Without thinking, she turned to look at the man again. At the same moment, he glanced over at her, smiled broadly and walked off.

Heading deliberately in the opposite direction – which meant going back past paintings she’d already looked at, another irritation – Juliet continued her tour of the preview, but she couldn’t quite lose herself in it as she normally did. She kept wondering what that man might say about each painting she was looking at. But she pressed on. This auction of late twentieth-century British works was one she had been particularly looking forward to.

Eventually, she came to a work that engaged her properly. She already had a small piece by the same artist that she loved and didn’t know she’d also done large pieces like this. Like the painting Juliet owned, it was abstract, but with discernible objects in it, which was what she liked so much. It was as though there was a story in there, if you could only figure it out.

She glanced at the catalogue she was holding and found the entry for it. The estimate was right in the sweet spot for her, the mid-five figures. She turned down the corner of the page and carried on looking at the painting.

She didn’t know how long she’d been standing there when she became aware of someone next to her. It was the same guy. The black hair, messy curls. He was smiling at the canvas, nodding slowly.

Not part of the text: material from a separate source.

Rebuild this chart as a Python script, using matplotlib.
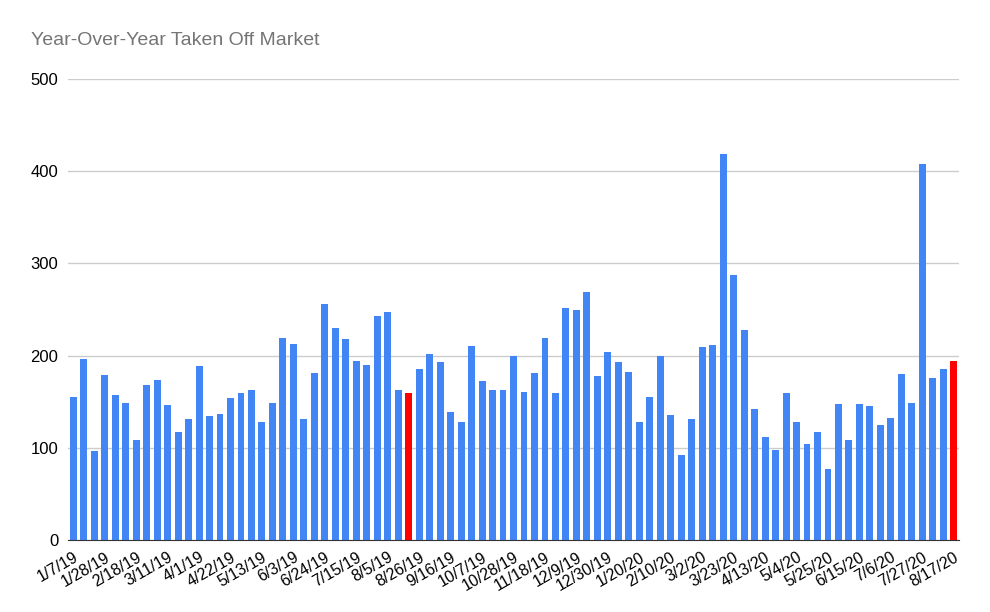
import matplotlib
matplotlib.use('Agg')
import matplotlib.pyplot as plt

plt.rcParams['font.family'] = ['Liberation Sans', 'DejaVu Sans']

# weekly values, 1/7/19 .. 8/17/20
values = [155, 196, 97, 179, 157, 149, 108, 168, 174, 146,
          117, 131, 189, 134, 137, 154, 159, 163, 128, 149,
          219, 213, 131, 181, 256, 230, 218, 194, 190, 243,
          247, 163, 159, 185, 202, 193, 139, 128, 210, 173,
          163, 163, 200, 161, 181, 219, 159, 252, 249, 269,
          178, 204, 193, 182, 128, 155, 200, 136, 92, 131,
          209, 211, 419, 287, 228, 142, 112, 98, 160, 128,
          104, 117, 77, 148, 109, 148, 145, 125, 132, 180,
          149, 408, 176, 185, 194]
highlight = [32, 84]  # bars drawn in red

tick_labels = ['1/7/19', '1/28/19', '2/18/19', '3/11/19', '4/1/19', '4/22/19',
               '5/13/19', '6/3/19', '6/24/19', '7/15/19', '8/5/19', '8/26/19',
               '9/16/19', '10/7/19', '10/28/19', '11/18/19', '12/9/19',
               '12/30/19', '1/20/20', '2/10/20', '3/2/20', '3/23/20',
               '4/13/20', '5/4/20', '5/25/20', '6/15/20', '7/6/20',
               '7/27/20', '8/17/20']

colors = ['#ff0000' if i in highlight else '#4285f4' for i in range(len(values))]

fig = plt.figure(figsize=(9.9, 6.12), dpi=100)
ax = fig.add_axes([0.0687, 0.1176, 0.9, 0.7533])

ax.bar(range(len(values)), values, width=0.66, color=colors, zorder=3)

ax.set_xlim(-0.5, len(values) - 0.5)
ax.set_ylim(0, 500)
ax.set_yticks([0, 100, 200, 300, 400, 500])
ax.grid(axis='y', color='#cccccc', linewidth=1, zorder=0)

ax.set_xticks(range(0, len(values), 3))
ax.set_xticklabels(tick_labels, rotation=30, ha='right', rotation_mode='anchor')

for side in ['top', 'right', 'left']:
    ax.spines[side].set_visible(False)
ax.spines['bottom'].set_color('#333333')
ax.spines['bottom'].set_zorder(4)

ax.tick_params(axis='x', length=0, labelsize=11.5, pad=7)
ax.tick_params(axis='y', length=0, labelsize=12, pad=7)

fig.text(0.031, 0.934, 'Year-Over-Year Taken Off Market', fontsize=14,
         color='#757575', ha='left', va='center')

fig.savefig('out.png', dpi=100, facecolor='white')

‘Beautiful,’ he said. ‘Just beautiful.’

‘Do you think so?’ she asked, in spite of herself. It broke all her rules about not engaging with men like this, but after what he’d said about the last picture, she genuinely wanted to know what he thought of this one. Annoying though that was.

‘Yes. Do you like it?’

‘I do. Very much. I already own a small picture by this artist and I’m thinking to bid on this one.’

She saw one of his eyebrows go up just enough to make her curse herself. Why had she said that?

‘I don’t think you’ll regret it,’ he said. ‘I own a few of her paintings myself.’

And smiling again, he’d tipped an imaginary hat and walked off.